(Records with drawing code)

+-------+

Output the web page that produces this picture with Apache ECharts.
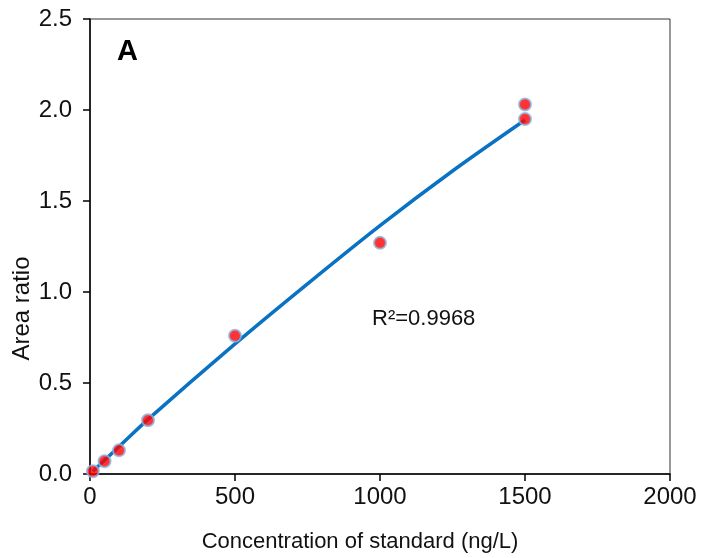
<!DOCTYPE html>
<html>
<head>
<meta charset="utf-8">
<script src="https://cdn.jsdelivr.net/npm/echarts@6/dist/echarts.min.js"></script>
<style>
  html, body { margin: 0; padding: 0; background: #fff; }
  #chart { width: 702px; height: 558px; }
</style>
</head>
<body>
<div id="chart"></div>
<script>
// measured standards
const concentration = [10, 50, 100, 200, 500, 1000, 1500, 1500];
const areaRatio = [0.015, 0.07, 0.13, 0.295, 0.76, 1.27, 2.03, 1.95];

// calibration curve
const fitX = [10, 50, 100, 200, 500, 750, 1000, 1250, 1500];
const fitY = [0.015, 0.075, 0.15, 0.30, 0.715, 1.045, 1.365, 1.665, 1.945];

const xTicks = [0, 500, 1000, 1500, 2000];
const yTicks = [0, 0.5, 1.0, 1.5, 2.0, 2.5];

const fontFam = 'Liberation Sans, Arial, sans-serif';

const chart = echarts.init(document.getElementById('chart'));

chart.setOption({
  animation: false,
  grid: {
    left: 90, right: 32, top: 19, bottom: 84,
    containLabel: false,
    outerBoundsMode: 'none',
    show: true,
    borderColor: '#333',
    borderWidth: 1
  },
  xAxis: {
    type: 'value',
    min: xTicks[0],
    max: xTicks[xTicks.length - 1],
    interval: 500,
    name: 'Concentration of standard (ng/L)',
    nameLocation: 'middle',
    nameGap: 57,
    nameMoveOverlap: false,
    nameTextStyle: { fontFamily: fontFam, fontSize: 22, color: '#111', padding: [0, 40, 0, 0] },
    axisLine: { lineStyle: { color: '#000', width: 1.5 } },
    axisTick: { length: 7, lineStyle: { color: '#000', width: 1.5 } },
    axisLabel: {
      fontFamily: fontFam, fontSize: 24, color: '#111', margin: 11,
      formatter: v => String(v)
    },
    splitLine: { show: false }
  },
  yAxis: {
    type: 'value',
    min: yTicks[0],
    max: yTicks[yTicks.length - 1],
    interval: 0.5,
    name: 'Area ratio',
    nameLocation: 'middle',
    nameGap: 56,
    nameMoveOverlap: false,
    nameTextStyle: { fontFamily: fontFam, fontSize: 24, color: '#111', padding: [0, 124, 0, 0] },
    axisLine: { lineStyle: { color: '#000', width: 1.5 } },
    axisTick: { length: 7, lineStyle: { color: '#000', width: 1.5 } },
    axisLabel: {
      fontFamily: fontFam, fontSize: 24, color: '#111', margin: 18,
      formatter: v => v.toFixed(1)
    },
    splitLine: { show: false }
  },
  graphic: [
    {
      type: 'text', left: 117, top: 37,
      style: { text: 'A', font: 'bold 29px ' + fontFam, fill: '#000' }
    },
    {
      type: 'text', left: 372, top: 308,
      style: { text: 'R²=0.9968', font: '22px ' + fontFam, fill: '#111' }
    }
  ],
  series: [
    {
      name: 'fit',
      type: 'line',
      data: fitX.map((x, i) => [x, fitY[i]]),
      smooth: 0.3,
      showSymbol: false,
      lineStyle: { color: '#0a72c2', width: 3.5 },
      z: 2
    },
    {
      name: 'standards',
      type: 'scatter',
      data: concentration.map((x, i) => [x, areaRatio[i]]),
      symbolSize: 12,
      itemStyle: { color: '#ff0000', borderColor: '#8cb3e0', borderWidth: 2 },
      z: 3
    }
  ]
});
</script>
</body>
</html>
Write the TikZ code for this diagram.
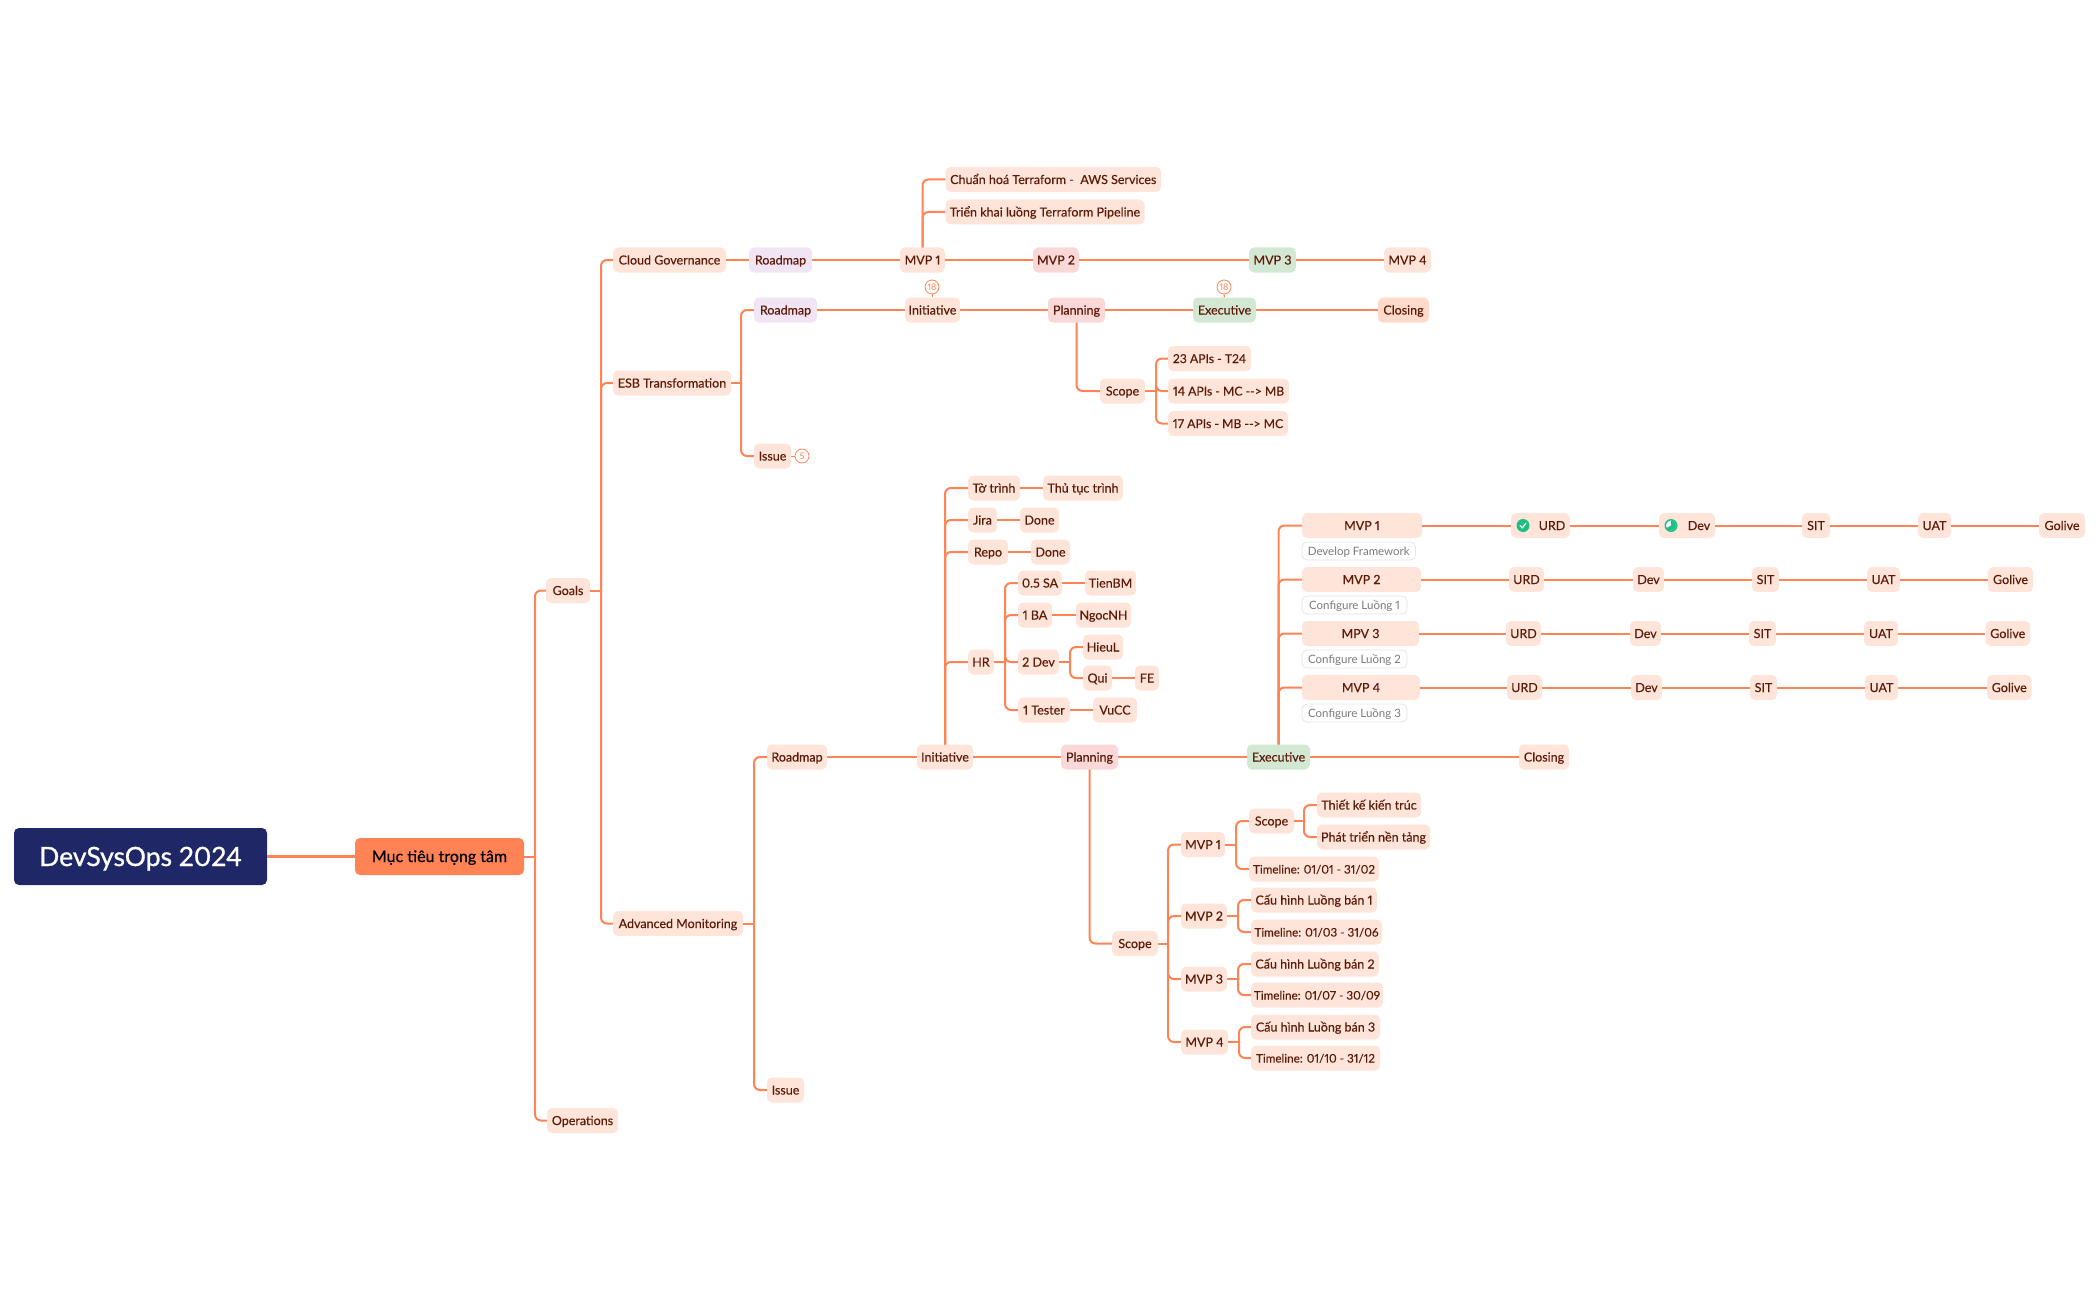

+-------+

Problem description
Find each line holding "picture". Copy it out.

Result of this task
Output the web page that produces this picture with Apache ECharts.

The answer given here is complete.